A stamp duty “holiday” could be introduced for first-time buyers (FTBs), or a cut to the tax altogether — especially as the government is targeting the younger vote.
“Inter-generational fairness continues to be a concern for the Government, and the chancellor will be seeking out ways to help younger taxpayers,” said Iain McCluskey, PwC partner.
McCluskey added: “A stamp duty holiday for first-time buyers of homes costing up to a certain amount, say £450,000, would be seen as a much-needed concession for young people.”
However, whilst a stamp duty cut will help FTBs get onto the property ladder, it doesn’t address underlying issues, and would “only stoke demand rather than solving under-supply,” noted PwC’s Jane Forbes.
Old and Young
Cuts could also be in store for older owners to encourage downsizing, release homes and relieve pressure on renting households – because supply needs to be driven into the “pinch points” of the market, according to Richard Donnell, insight director at Hometrack.
“The government is right to target more supply but we should be looking to drive supply into the ‘pinch points’ of the market – homes for first time buyers and those looking to trade down the market. This is the quickest way to supply homes that are in most need and start to make housing more affordable for a wider group of households,” said Donnell.
Jeremy Duncombe, director of Legal & General Mortgage Club, also said: “An exemption for some would help stimulate the housing market for new buyers, whilst allowing older homeowners to downsize and free up thousands of existing properties. If we can incentivise people to move by removing some of these financial barriers, we can address some of the bottlenecks choking up the housing market.”
Currently, stamp duty of 2% is slapped on any residential sales above £125,001 and up to £250,000. Transactions above this level and up to £925,000 must pay the tax at a rate of 5%. Purchases above £925,000 are taxed at 10% and from £1.5m buyers are charged 12%.
With the Prime Minister pledging to address the housing shortage by building “more homes, more quickly”, stakeholders are hoping for an injection of fresh strategies into the long-stagnating sector.
Property Partner, the online investment platform, thinks that the government “needs to build 300,000 homes per year, for the next ten years” in order to bring housing supply and demand levels back to the same balance as 2007 — a target that Hammond intends to meet in the budget, the chancellor revealed this Monday ahead of the official announcement.
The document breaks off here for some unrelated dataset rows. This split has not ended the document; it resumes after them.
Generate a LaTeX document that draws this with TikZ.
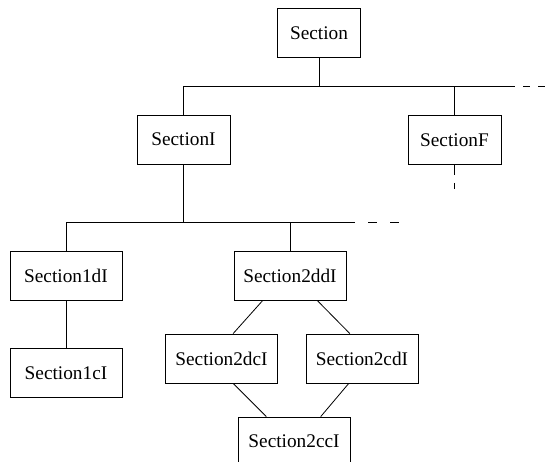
\documentclass[tikz,border=0pt]{standalone}
\usepackage{fontspec}
\setmainfont{Liberation Serif}
\usetikzlibrary{positioning}

\begin{document}
\begin{tikzpicture}[x=1pt,y=-1pt,line width=0.8pt,
  box/.style={draw,minimum height=49pt,minimum width=112pt,inner xsep=8pt,font=\fontsize{19.3}{23}\selectfont}]
\useasboundingbox (0,0) rectangle (556,461);
\node[box,minimum width=83pt] (s) at (319,33) {Section};
\node[box,minimum width=93pt] (si) at (183.5,139.5) {SectionI};
\node[box,minimum width=93pt] (sf) at (454.5,140) {SectionF};
\node[box] (s1d) at (66,276) {Section1dI};
\node[box] (s2dd) at (290,276) {Section2ddI};
\node[box] (s1c) at (66,373) {Section1cI};
\node[box] (s2dc) at (221.5,358.5) {Section2dcI};
\node[box] (s2cd) at (362,358.5) {Section2cdI};
\node[box] (s2cc) at (294,441.5) {Section2ccI};
\coordinate (topbar) at (515,86);
\coordinate (topend) at (545,86);
\coordinate (midbar) at (355,222);
\coordinate (midend) at (400,222);
\path[draw]
(s) edge (s |- topbar)
(si |- topbar) edge (topbar)
(si) edge (si |- topbar)
(sf) edge (sf |- topbar)
(si) edge (si |- midbar)
(s1d |- midbar) edge (midbar)
(s1d) edge (s1d |- midbar)
(s2dd) edge (s2dd |- midbar)
(s1d) edge (s1c)
(s2dd.-138) edge (s2dc.65)
(s2dd.-42) edge (s2cd.116)
(s2dc.-65) edge (s2cc.138)
(s2cd.-118) edge (s2cc.43);
\draw[dash pattern=on 7pt off 8pt,dash phase=7pt] (topbar) -- (topend);
\draw[dash pattern=on 9pt off 13pt,dash phase=9pt] (midbar) -- (midend);
\draw[dash pattern=on 10pt off 8pt] (sf.south) -- ++(0,24);
\end{tikzpicture}
\end{document}
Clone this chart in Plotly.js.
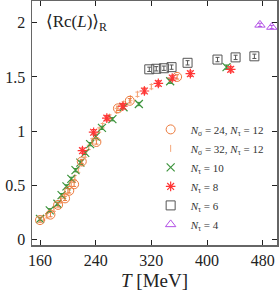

Building capacity could be addressed by encouraging the industry to embrace Modern Methods of Construction (MMC) such as modular housing, according to Craig Hall, new build manager at Legal & General.
“The government has expressed it is keen to embrace modern methods of construction, due to improved efficiency in both speed and precision,” Hall said.
He added: “Couple this with the potential impact Brexit could have on the availability of skilled labour in the UK, an update on the Housing White Paper’s proposal for a single accreditation scheme for MMCs needs to be considered.”
Yet, increasing construction efficiency is a platitude without having land to build on – which is why stakeholders are also hoping for a re-appraisal of the green belt to free up space.
“It makes no sense for derelict and unused green belt land to remain untouched when not enough homes are being built. The major parties pledged to protect green belt land during the General Election. That doesn’t mean concreting over the countryside but using available land as constructively as possible,” said L&G’s Jeremy Duncombe
New players might also be brought into the market by encouraging local authorities and housing associations to build more homes – which would not only improve supply but also stoke competition.
PwC’s Rob Walker added: “It has been mooted that some less verdant green belt land could be released for development, but a stronger possibility might be reforming compulsory purchase order powers to support local authorities to assemble land. Other options include relaxing the borrowing cap for local authorities, allowing them to invest in quality existing stock and deliver new social housing stock.”
“Allowing higher retention of Right to Buy receipts and more relaxed renting and borrowing rules by using housing revenues as collateral may assist,” Leaf suggested.
Indeed, the Mayor of London, Sadiq Khan, along with 21 London boroughs, wrote to the chancellor urging him to allow councils more powers to invest in new housing and release land for home building.
“We want to build more affordable homes, including new council housing – and Londoners are desperate for us to do so. But we urgently need Government to play its part by giving the capital the resources, powers, and freedoms we need to underpin a step change in what we can do,” said Khan.
“Archaic rules need to be reformed, a legacy of underinvestment needs to be reversed, and new powers need to be devolved,” he added.
Help to Buy
Given its successes in helping thousands onto the property ladder (particularly FTBs), the scheme might be extended to accommodate for developers’ long-term plans.
“Affordable housing offers little incentive for developers if they are not given enough funding or reassurance by the Government.,” said Duncombe.
He continued: “Help to Buy has only been guaranteed until 2021, and we expect to see an extension announced in the Budget. Coupled with more funding for local developers and a relaxation of some planning rules, all parties would benefit from greater certainty and it would incentivise more building programmes to be started.”
However, Leaf disagreed on exactly how much help can come from the Help to Buy programme: “It’s all very well encouraging Help to Buy, which is actually regarded more as ‘Help to Sell’ by many in the industry, but it should be complemented by more supply i.e. faster delivery of planning consents and infrastructure, especially on publicly-owned land. Viability assessments must be fair and seen to be fair for all concerned.”
Buy to Let
Owing to recent regulatory shifts in the buy-to-let (BTL) market, coupled with the numerous pressing issues on the agenda, expectations for further changes to the BTL sphere are low.
“It is unlikely that we will see any further attack on a buy-to-let market that has already taken several blows in previous budgets and since,” said eMoov.
Angus Stewart, chief executive of online buy-to-let mortgage broker, Property Master, commented: “I think that with issues like Brexit on the chancellor’s agenda which he’s trying to address, there are so many priorities that BTL may not be one of them.”
Stewart added: “However, the PM has stated that housing is key to her strategy, and I don’t think they can look at housing without understanding the impact and role of BTL landlords within the broader housing market.”